## WHAT IS ASKED
From the very first line of the data to the line containing "const yTicks = [0, 0.1, 0.2, 0.3, 0.4, 0.5, 0.6, 0.7];", retype everything exactly, leaving the pictures behind.

[begin MATERIAL PROVIDED]

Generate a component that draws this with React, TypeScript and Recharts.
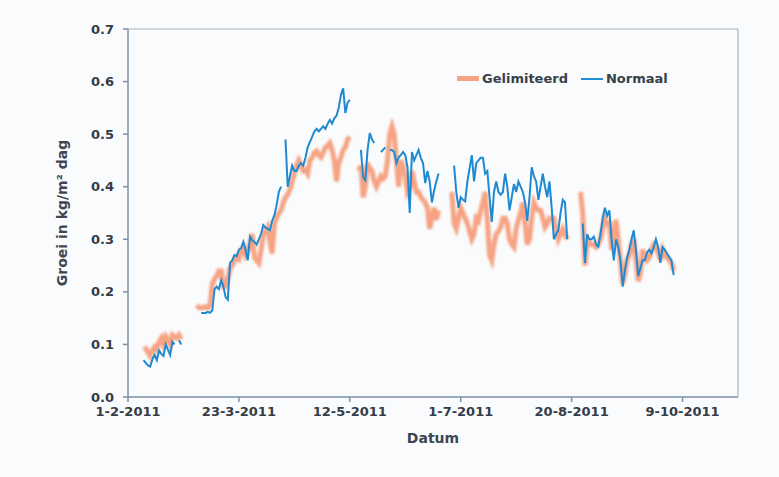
import React from "react";
import {
  LineChart,
  Line,
  XAxis,
  YAxis,
  Legend,
  ReferenceLine,
} from "recharts";

// day 0 = 1-2-2011
const xTickDays = [0, 50, 100, 150, 200, 250];
const yTicks = [0, 0.1, 0.2, 0.3, 0.4, 0.5, 0.6, 0.7];

const normaalSegments = [
  { start: 7, values: [0.07, 0.065, 0.06, 0.058, 0.072, 0.08, 0.07, 0.088, 0.082, 0.078, 0.1, 0.09, 0.08, 0.105, 0.1] },
  { start: 23, values: [0.108, 0.1] },
  {
    start: 33,
    values: [
      0.16, 0.16, 0.16, 0.162, 0.16, 0.165, 0.205, 0.21, 0.205, 0.222, 0.21, 0.19, 0.185, 0.255, 0.26, 0.27,
      0.268, 0.28, 0.283, 0.295, 0.28, 0.26, 0.305, 0.298, 0.295, 0.29, 0.3, 0.31, 0.327, 0.322, 0.32, 0.317,
      0.335, 0.346, 0.365, 0.39, 0.4,
    ],
  },
  {
    start: 71,
    values: [
      0.49, 0.4, 0.42, 0.44, 0.43, 0.43, 0.44, 0.445, 0.44, 0.455, 0.475, 0.485, 0.495, 0.505, 0.51, 0.505,
      0.51, 0.515, 0.51, 0.52, 0.527, 0.52, 0.53, 0.535, 0.55, 0.575, 0.587, 0.54, 0.56, 0.565,
    ],
  },
  { start: 105, values: [0.47, 0.418, 0.412, 0.47, 0.502, 0.49, 0.483] },
  { start: 114, values: [0.466, 0.47, 0.475] },
  {
    start: 118,
    values: [
      0.47, 0.47, 0.466, 0.445, 0.456, 0.46, 0.466, 0.46, 0.437, 0.35, 0.466, 0.45, 0.46, 0.47, 0.455, 0.445,
      0.407, 0.43, 0.41, 0.37, 0.393, 0.41, 0.425,
    ],
  },
  {
    start: 147,
    values: [
      0.44, 0.39, 0.36, 0.38, 0.375, 0.372, 0.41, 0.435, 0.46, 0.41, 0.445, 0.45, 0.455, 0.455, 0.425, 0.43,
      0.38, 0.333, 0.39, 0.41, 0.39, 0.385, 0.39, 0.425, 0.4, 0.355, 0.38, 0.405, 0.39, 0.41, 0.4, 0.39, 0.37,
      0.335, 0.38, 0.437, 0.42, 0.41, 0.375, 0.4, 0.425, 0.4, 0.38, 0.41, 0.36, 0.3, 0.31, 0.317, 0.35, 0.375,
      0.37, 0.3,
    ],
  },
  {
    start: 205,
    values: [
      0.33, 0.255, 0.31, 0.3, 0.3, 0.305, 0.29, 0.286, 0.31, 0.34, 0.36, 0.345, 0.355, 0.3, 0.26, 0.3, 0.285,
      0.26, 0.21, 0.24, 0.265, 0.28, 0.3, 0.317, 0.28, 0.23, 0.245, 0.26, 0.26, 0.275, 0.28, 0.273, 0.285, 0.3,
      0.285, 0.255, 0.285, 0.28, 0.273, 0.266, 0.26, 0.232,
    ],
  },
];

const gelimiteerdSegments = [
  {
    start: 7,
    values: [0.09, 0.092, 0.085, 0.078, 0.088, 0.095, 0.09, 0.105, 0.112, 0.1, 0.115, 0.108, 0.1, 0.118, 0.115, 0.112, 0.118, 0.11],
  },
  {
    start: 31,
    values: [
      0.175, 0.17, 0.17, 0.17, 0.172, 0.17, 0.175, 0.215, 0.225, 0.23, 0.24, 0.24, 0.21, 0.21, 0.225, 0.245,
      0.25, 0.26, 0.266, 0.262, 0.28, 0.285, 0.27, 0.28, 0.29, 0.31, 0.265, 0.26, 0.255, 0.28, 0.31, 0.315,
      0.323, 0.295, 0.273, 0.33, 0.34, 0.35, 0.355, 0.37, 0.38, 0.385, 0.395, 0.41, 0.425, 0.44, 0.45, 0.44,
      0.43, 0.432, 0.425, 0.45, 0.455, 0.465, 0.468, 0.46, 0.456, 0.465, 0.475, 0.478, 0.483, 0.47, 0.45, 0.41,
      0.445, 0.456, 0.47, 0.475, 0.49, 0.495,
    ],
  },
  {
    start: 104,
    values: [
      0.43, 0.44, 0.38, 0.4, 0.445, 0.435, 0.43, 0.41, 0.4, 0.41, 0.42, 0.415, 0.42, 0.45, 0.5, 0.515, 0.5,
      0.45, 0.4, 0.45, 0.44, 0.42, 0.39, 0.4, 0.43, 0.41, 0.39, 0.39, 0.38, 0.375, 0.37, 0.36, 0.32, 0.34, 0.36,
      0.337, 0.355,
    ],
  },
  {
    start: 146,
    values: [
      0.39, 0.33, 0.32, 0.34, 0.36, 0.35, 0.34, 0.33, 0.315, 0.3, 0.31, 0.34, 0.335, 0.355, 0.37, 0.39, 0.337,
      0.27, 0.26, 0.29, 0.31, 0.315, 0.323, 0.34, 0.34, 0.33, 0.3, 0.29, 0.285, 0.32, 0.337, 0.35, 0.37, 0.33,
      0.29, 0.3, 0.34, 0.37, 0.36, 0.355, 0.355, 0.34, 0.323, 0.33, 0.34, 0.34, 0.34, 0.32, 0.3, 0.31, 0.32,
      0.31, 0.3,
    ],
  },
  {
    start: 204,
    values: [
      0.39, 0.35, 0.25, 0.29, 0.295, 0.29, 0.29, 0.285, 0.29, 0.3, 0.32, 0.34, 0.33, 0.33, 0.28, 0.31, 0.337,
      0.3, 0.26, 0.215, 0.235, 0.26, 0.27, 0.29, 0.3, 0.26, 0.22, 0.235, 0.28, 0.27, 0.26, 0.265, 0.28, 0.29,
      0.285, 0.275, 0.26, 0.28, 0.27, 0.265, 0.26, 0.255, 0.24,
    ],
  },
];

type Segment = { start: number; values: number[] };

function lookup(segments: Segment[], day: number): number | null {
  for (const s of segments) {
    const i = day - s.start;
    if (i >= 0 && i < s.values.length) return s.values[i];
  }
  return null;
}

const data: { day: number; gelimiteerd: number | null; normaal: number | null }[] = [];
for (let day = 7; day <= 246; day++) {
  data.push({
    day,
    gelimiteerd: lookup(gelimiteerdSegments, day),
    normaal: lookup(normaalSegments, day),
  });
}

function formatDate(day: number) {
  const d = new Date(Date.UTC(2011, 1, 1 + day));
  return `${d.getUTCDate()}-${d.getUTCMonth() + 1}-${d.getUTCFullYear()}`;
}

const FONT = "'DejaVu Sans', Verdana, sans-serif";
const TEXT = "#333c47";
const AXIS = "#7d91a5";

function LegendContent() {
  return (
    <div style={{ display: "flex", alignItems: "center", fontFamily: FONT, fontSize: 13, fontWeight: "bold", color: "#37414c" }}>
      <span style={{ width: 22, height: 5, background: "#f7a284", display: "inline-block", marginRight: 3 }} />
      <span>Gelimiteerd</span>
      <span style={{ width: 22, height: 2, background: "#1f8fd6", display: "inline-block", marginLeft: 13, marginRight: 3 }} />
      <span>Normaal</span>
    </div>
  );
}

export default function App() {
  return (
    <div style={{ position: "absolute", left: 0, top: 0, width: 779, height: 477, background: "#fafbfc" }}>
      <LineChart width={779} height={477} data={data} margin={{ top: 29, right: 41, bottom: 30, left: 0 }}>
        <defs>
          <filter id="soft" x="-5%" y="-5%" width="110%" height="110%">
            <feGaussianBlur stdDeviation="0.8" />
          </filter>
        </defs>
        <XAxis
          dataKey="day"
          type="number"
          domain={[0, 275]}
          ticks={xTickDays}
          tickFormatter={formatDate}
          height={50}
          tickSize={5}
          tickMargin={5}
          stroke={AXIS}
          strokeWidth={1.5}
          tick={{ fontSize: 13, fontWeight: "bold", fill: TEXT, fontFamily: FONT }}
          label={{ value: "Datum", position: "insideBottom", offset: 4, fontSize: 14, fontWeight: "bold", fill: "#3d4651", fontFamily: FONT }}
        />
        <YAxis
          type="number"
          domain={[0, 0.7]}
          ticks={yTicks}
          tickFormatter={(v: number) => v.toFixed(1)}
          width={128}
          tickSize={5}
          tickMargin={9}
          stroke={AXIS}
          strokeWidth={1.5}
          tick={{ fontSize: 13, fontWeight: "bold", fill: TEXT, fontFamily: FONT }}
          label={{ value: "Groei in kg/m² dag", angle: -90, position: "center", dx: -2, fontSize: 14, fontWeight: "bold", fill: "#3d4651", fontFamily: FONT }}
        />
        <ReferenceLine y={0.7} stroke="#a3b2c1" strokeWidth={1.2} />
        <ReferenceLine x={275} stroke="#a3b2c1" strokeWidth={1.2} />
        <Legend
          layout="horizontal"
          verticalAlign="middle"
          align="center"
          content={<LegendContent />}
          wrapperStyle={{ position: "absolute", top: 71, left: 457, width: "auto" }}
        />
        <Line
          type="linear"
          dataKey="gelimiteerd"
          name="Gelimiteerd"
          stroke="#f58a62"
          strokeOpacity={0.78}
          strokeWidth={5}
          dot={false}
          filter="url(#soft)"
          isAnimationActive={false}
        />
        <Line
          type="linear"
          dataKey="normaal"
          name="Normaal"
          stroke="#1f8ad2"
          strokeWidth={2}
          dot={false}
          isAnimationActive={false}
        />
      </LineChart>
    </div>
  );
}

[end MATERIAL PROVIDED]

## REPLY
Generate a component that draws this with React, TypeScript and Recharts.
import React from "react";
import {
  LineChart,
  Line,
  XAxis,
  YAxis,
  Legend,
  ReferenceLine,
} from "recharts";

// day 0 = 1-2-2011
const xTickDays = [0, 50, 100, 150, 200, 250];
const yTicks = [0, 0.1, 0.2, 0.3, 0.4, 0.5, 0.6, 0.7];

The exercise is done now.